# [Given information]

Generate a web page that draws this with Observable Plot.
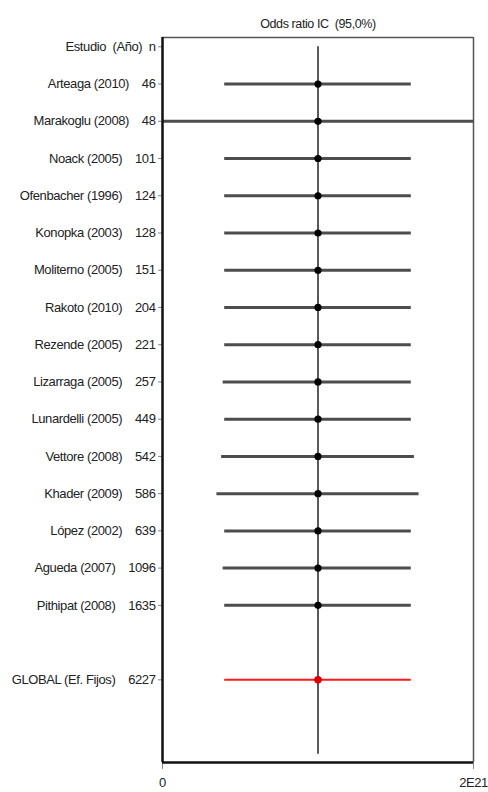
<!DOCTYPE html>
<html>
<head>
<meta charset="utf-8">
<script src="https://cdn.jsdelivr.net/npm/d3@7"></script>
<script src="https://cdn.jsdelivr.net/npm/@observablehq/plot@0.6"></script>
<style>
  body { margin: 0; background: #fff; }
  svg text { letter-spacing: -0.4px; }
</style>
</head>
<body>
<div id="chart"></div>
<script>
// ---- Data ----
const title = "Odds ratio IC  (95,0%)";
const headerLabel = "Estudio  (Año)";
const headerN = "n";
const headerRow = 0;

const studies = [
  "Arteaga (2010)", "Marakoglu (2008)", "Noack (2005)", "Ofenbacher (1996)",
  "Konopka (2003)", "Moliterno (2005)", "Rakoto (2010)", "Rezende (2005)",
  "Lizarraga (2005)", "Lunardelli (2005)", "Vettore (2008)", "Khader (2009)",
  "López (2002)", "Agueda (2007)", "Pithipat (2008)"
];
const nValues = [46, 48, 101, 124, 128, 151, 204, 221, 257, 449, 542, 586, 639, 1096, 1635];
const rows = [1, 2, 3, 4, 5, 6, 7, 8, 9, 10, 11, 12, 13, 14, 15];
// odds ratio and 95% CI, in units of 1E21
const oddsRatio = [1.0, 1.0, 1.0, 1.0, 1.0, 1.0, 1.0, 1.0, 1.0, 1.0, 1.0, 1.0, 1.0, 1.0, 1.0];
const lower = [0.40, 0.00, 0.40, 0.40, 0.40, 0.40, 0.40, 0.40, 0.39, 0.40, 0.38, 0.35, 0.40, 0.39, 0.40];
const upper = [1.60, 2.00, 1.60, 1.60, 1.60, 1.60, 1.60, 1.60, 1.60, 1.60, 1.62, 1.65, 1.60, 1.60, 1.60];

const globalLabel = "GLOBAL (Ef. Fijos)";
const globalN = 6227;
const globalRow = 17;
const globalOR = 1.0;
const globalLower = 0.40;
const globalUpper = 1.60;

const xTicks = [0, 2];
const xDomain = [0, 2];
const refLine = 1.0;

// ---- Build tables ----
const data = studies.map((s, i) => ({
  study: s, n: nValues[i], row: rows[i], or: oddsRatio[i], lo: lower[i], hi: upper[i]
}));
const globalData = [{study: globalLabel, n: globalN, row: globalRow, or: globalOR, lo: globalLower, hi: globalUpper}];

const sep = "\u00a0\u00a0\u00a0\u00a0";
const labelMap = new Map();
labelMap.set(headerRow, headerLabel + "\u00a0\u00a0" + headerN);
data.forEach(d => labelMap.set(d.row, d.study + sep + d.n));
labelMap.set(globalRow, globalLabel + sep + globalN);
const tickRows = [headerRow, ...rows, globalRow];

const yDomain = [-0.25, 19.22];

const chart = Plot.plot({
  width: 488,
  height: 792,
  marginLeft: 162,
  marginRight: 15,
  marginTop: 37,
  marginBottom: 30,
  style: {
    fontFamily: "'Liberation Sans', Arial, sans-serif",
    fontSize: "13px",
    color: "#222",
    background: "#fff"
  },
  x: {domain: xDomain, label: null},
  y: {domain: yDomain, reverse: true, label: null},
  marks: [
    Plot.axisY(tickRows, {
      tickFormat: r => labelMap.get(r),
      tickSize: 4, tickPadding: 3, stroke: "#888", fill: "#222", label: null
    }),
    Plot.axisX(xTicks, {
      tickFormat: d => d === 0 ? "0" : d + "E21",
      tickSize: 7, tickPadding: 8, stroke: "#888", fill: "#222", label: null
    }),
    // reference (null effect) line
    Plot.ruleX([refLine], {y1: headerRow, y2: 19, stroke: "#222", strokeWidth: 1.5}),
    // study CIs
    Plot.ruleY(data, {y: "row", x1: "lo", x2: "hi", stroke: "#4d4d4d", strokeWidth: 3}),
    Plot.dot(data, {x: "or", y: "row", r: 3.6, fill: "#000"}),
    // global
    Plot.ruleY(globalData, {y: "row", x1: "lo", x2: "hi", stroke: "#ff1a1a", strokeWidth: 2}),
    Plot.dot(globalData, {x: "or", y: "row", r: 3.8, fill: "#e00000"}),
    // frame
    Plot.ruleX([xDomain[1]], {stroke: "#555", strokeWidth: 1.5}),
    Plot.ruleY([yDomain[0]], {stroke: "#555", strokeWidth: 1.5}),
    Plot.ruleX([xDomain[0]], {stroke: "#111", strokeWidth: 2.5}),
    Plot.ruleY([yDomain[1]], {stroke: "#111", strokeWidth: 2.5}),
    // title
    Plot.text([title], {frameAnchor: "top", dy: -18, fontSize: 12.5, fill: "#222"})
  ]
});
document.getElementById("chart").appendChild(chart);
</script>
</body>
</html>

# [Problem statement]
Omit every picture while copying the listing above exactly.

# [Task result]
Generate a web page that draws this with Observable Plot.
<!DOCTYPE html>
<html>
<head>
<meta charset="utf-8">
<script src="https://cdn.jsdelivr.net/npm/d3@7"></script>
<script src="https://cdn.jsdelivr.net/npm/@observablehq/plot@0.6"></script>
<style>
  body { margin: 0; background: #fff; }
  svg text { letter-spacing: -0.4px; }
</style>
</head>
<body>
<div id="chart"></div>
<script>
// ---- Data ----
const title = "Odds ratio IC  (95,0%)";
const headerLabel = "Estudio  (Año)";
const headerN = "n";
const headerRow = 0;

const studies = [
  "Arteaga (2010)", "Marakoglu (2008)", "Noack (2005)", "Ofenbacher (1996)",
  "Konopka (2003)", "Moliterno (2005)", "Rakoto (2010)", "Rezende (2005)",
  "Lizarraga (2005)", "Lunardelli (2005)", "Vettore (2008)", "Khader (2009)",
  "López (2002)", "Agueda (2007)", "Pithipat (2008)"
];
const nValues = [46, 48, 101, 124, 128, 151, 204, 221, 257, 449, 542, 586, 639, 1096, 1635];
const rows = [1, 2, 3, 4, 5, 6, 7, 8, 9, 10, 11, 12, 13, 14, 15];
// odds ratio and 95% CI, in units of 1E21
const oddsRatio = [1.0, 1.0, 1.0, 1.0, 1.0, 1.0, 1.0, 1.0, 1.0, 1.0, 1.0, 1.0, 1.0, 1.0, 1.0];
const lower = [0.40, 0.00, 0.40, 0.40, 0.40, 0.40, 0.40, 0.40, 0.39, 0.40, 0.38, 0.35, 0.40, 0.39, 0.40];
const upper = [1.60, 2.00, 1.60, 1.60, 1.60, 1.60, 1.60, 1.60, 1.60, 1.60, 1.62, 1.65, 1.60, 1.60, 1.60];

const globalLabel = "GLOBAL (Ef. Fijos)";
const globalN = 6227;
const globalRow = 17;
const globalOR = 1.0;
const globalLower = 0.40;
const globalUpper = 1.60;

const xTicks = [0, 2];
const xDomain = [0, 2];
const refLine = 1.0;

// ---- Build tables ----
const data = studies.map((s, i) => ({
  study: s, n: nValues[i], row: rows[i], or: oddsRatio[i], lo: lower[i], hi: upper[i]
}));
const globalData = [{study: globalLabel, n: globalN, row: globalRow, or: globalOR, lo: globalLower, hi: globalUpper}];

const sep = "\u00a0\u00a0\u00a0\u00a0";
const labelMap = new Map();
labelMap.set(headerRow, headerLabel + "\u00a0\u00a0" + headerN);
data.forEach(d => labelMap.set(d.row, d.study + sep + d.n));
labelMap.set(globalRow, globalLabel + sep + globalN);
const tickRows = [headerRow, ...rows, globalRow];

const yDomain = [-0.25, 19.22];

const chart = Plot.plot({
  width: 488,
  height: 792,
  marginLeft: 162,
  marginRight: 15,
  marginTop: 37,
  marginBottom: 30,
  style: {
    fontFamily: "'Liberation Sans', Arial, sans-serif",
    fontSize: "13px",
    color: "#222",
    background: "#fff"
  },
  x: {domain: xDomain, label: null},
  y: {domain: yDomain, reverse: true, label: null},
  marks: [
    Plot.axisY(tickRows, {
      tickFormat: r => labelMap.get(r),
      tickSize: 4, tickPadding: 3, stroke: "#888", fill: "#222", label: null
    }),
    Plot.axisX(xTicks, {
      tickFormat: d => d === 0 ? "0" : d + "E21",
      tickSize: 7, tickPadding: 8, stroke: "#888", fill: "#222", label: null
    }),
    // reference (null effect) line
    Plot.ruleX([refLine], {y1: headerRow, y2: 19, stroke: "#222", strokeWidth: 1.5}),
    // study CIs
    Plot.ruleY(data, {y: "row", x1: "lo", x2: "hi", stroke: "#4d4d4d", strokeWidth: 3}),
    Plot.dot(data, {x: "or", y: "row", r: 3.6, fill: "#000"}),
    // global
    Plot.ruleY(globalData, {y: "row", x1: "lo", x2: "hi", stroke: "#ff1a1a", strokeWidth: 2}),
    Plot.dot(globalData, {x: "or", y: "row", r: 3.8, fill: "#e00000"}),
    // frame
    Plot.ruleX([xDomain[1]], {stroke: "#555", strokeWidth: 1.5}),
    Plot.ruleY([yDomain[0]], {stroke: "#555", strokeWidth: 1.5}),
    Plot.ruleX([xDomain[0]], {stroke: "#111", strokeWidth: 2.5}),
    Plot.ruleY([yDomain[1]], {stroke: "#111", strokeWidth: 2.5}),
    // title
    Plot.text([title], {frameAnchor: "top", dy: -18, fontSize: 12.5, fill: "#222"})
  ]
});
document.getElementById("chart").appendChild(chart);
</script>
</body>
</html>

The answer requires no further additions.